SET EXERCISE:
Looking through the listing, how many of its lines hold the word "chart"? Answer with only the number.

SUPPLIED MATERIAL:
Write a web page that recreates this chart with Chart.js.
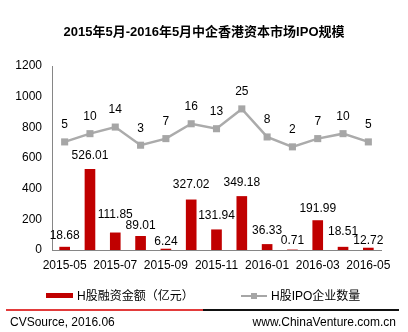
<!DOCTYPE html>
<html>
<head>
<meta charset="utf-8">
<script src="https://cdn.jsdelivr.net/npm/chart.js@4"></script>
<style>
  html, body { margin: 0; padding: 0; background: #fff; }
  body { width: 408px; height: 332px; position: relative; overflow: hidden;
         font-family: "Liberation Sans", Arial, "Noto Sans CJK SC", sans-serif; color: #000; }
  #wrap { position: absolute; left: 0; top: 0; width: 408px; height: 332px; }
  .title { position: absolute; left: 0; width: 408px; top: 23px; text-align: center;
           font-size: 13px; font-weight: bold; line-height: 18px; }
  .legend { position: absolute; top: 288px; font-size: 12px; line-height: 16px; }
  .footer-line { position: absolute; top: 309px; height: 1.5px; }
  .footer { position: absolute; top: 314px; font-size: 12px; line-height: 16px; }
</style>
</head>
<body>
<div id="wrap"><canvas id="ipo-chart"></canvas></div>

<div class="title">2015年5月-2016年5月中企香港资本市场IPO规模</div>

<div style="position:absolute;left:46px;top:293px;width:27px;height:5px;background:#C00000;"></div>
<div class="legend" style="left:77px;">H股融资金额（亿元）</div>
<div style="position:absolute;left:241px;top:295px;width:26px;height:2px;background:#A6A6A6;"></div>
<div style="position:absolute;left:251px;top:293px;width:6px;height:6px;background:#A6A6A6;"></div>
<div class="legend" style="left:271px;">H股IPO企业数量</div>

<div class="footer-line" style="left:6px;width:197px;background:#E23B3B;"></div>
<div class="footer-line" style="left:203px;width:196px;background:#111;"></div>
<div class="footer" style="left:10px;">CVSource, 2016.06</div>
<div class="footer" style="right:12px;">www.ChinaVenture.com.cn</div>

<script>
// ==================== DATA ====================
const months = ['2015-05', '2015-06', '2015-07', '2015-08', '2015-09', '2015-10', '2015-11',
                '2015-12', '2016-01', '2016-02', '2016-03', '2016-04', '2016-05'];
const amounts = [18.68, 526.01, 111.85, 89.01, 6.24, 327.02, 131.94, 349.18, 36.33, 0.71, 191.99, 18.51, 12.72];
const ipoCounts = [5, 10, 14, 3, 7, 16, 13, 25, 8, 2, 7, 10, 5];
const yTicks = [0, 200, 400, 600, 800, 1000, 1200];

const FONT = '"Liberation Sans", Arial, sans-serif';

// how far each bar label sits above its bar (hand placed in the original so they don't collide)
const barLabelLift = [11, 14, 18, 11, 7, 15, 14, 14, 14, 9, 12, 15, 7];

// draw value labels above bars and points
const valueLabels = {
  id: 'valueLabels',
  afterDatasetsDraw(chart) {
    const ctx = chart.ctx;
    ctx.save();
    ctx.font = '12px ' + FONT;
    ctx.fillStyle = '#000';
    ctx.textAlign = 'center';
    ctx.textBaseline = 'middle';
    chart.data.datasets.forEach((ds, i) => {
      const meta = chart.getDatasetMeta(i);
      meta.data.forEach((el, j) => {
        const v = ds.data[j];
        if (ds.type === 'line') {
          ctx.fillText(String(v), el.x, el.y - 17);
        } else {
          ctx.fillText(v.toFixed(2), el.x, el.y - barLabelLift[j]);
        }
      });
    });
    ctx.restore();
  }
};

new Chart(document.getElementById('ipo-chart'), {
  data: {
    labels: months,
    datasets: [
      {
        type: 'line',
        label: 'H股IPO企业数量',
        data: ipoCounts,
        yAxisID: 'y1',
        borderColor: '#ABABAB',
        backgroundColor: '#A6A6A6',
        borderWidth: 2.5,
        pointStyle: 'rect',
        pointRadius: 5,
        pointHoverRadius: 5,
        pointBorderWidth: 0,
        tension: 0
      },
      {
        type: 'bar',
        label: 'H股融资金额（亿元）',
        data: amounts,
        yAxisID: 'y',
        backgroundColor: '#C00000',
        barThickness: 10
      }
    ]
  },
  options: {
    responsive: true,
    maintainAspectRatio: false,
    animation: false,
    layout: { padding: { top: 66, right: 27, bottom: 58, left: 0 } },
    plugins: {
      legend: { display: false },
      title: { display: false },
      tooltip: { enabled: false }
    },
    scales: {
      x: {
        offset: true,
        grid: { display: false, drawTicks: false },
        border: { display: true, color: '#868686', width: 1 },
        ticks: {
          autoSkip: false,
          maxRotation: 0,
          padding: 8,
          color: '#000',
          font: { family: FONT, size: 12 },
          callback: (val, idx) => idx % 2 === 0 ? months[idx] : ''
        },
        afterFit: (scale) => { scale.height = 24; }
      },
      y: {
        position: 'left',
        min: 0,
        max: 1200,
        grid: { display: false, drawTicks: false },
        border: { display: true, color: '#868686', width: 1 },
        afterBuildTicks: (scale) => { scale.ticks = yTicks.map(v => ({ value: v })); },
        ticks: {
          padding: 10,
          color: '#000',
          font: { family: FONT, size: 12 },
          callback: (val) => String(val)
        },
        afterFit: (scale) => { scale.width = 52; }
      },
      y1: {
        display: false,
        min: -60.5,
        max: 51
      }
    }
  },
  plugins: [valueLabels]
});
</script>
</body>
</html>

WORKED SOLUTION:
8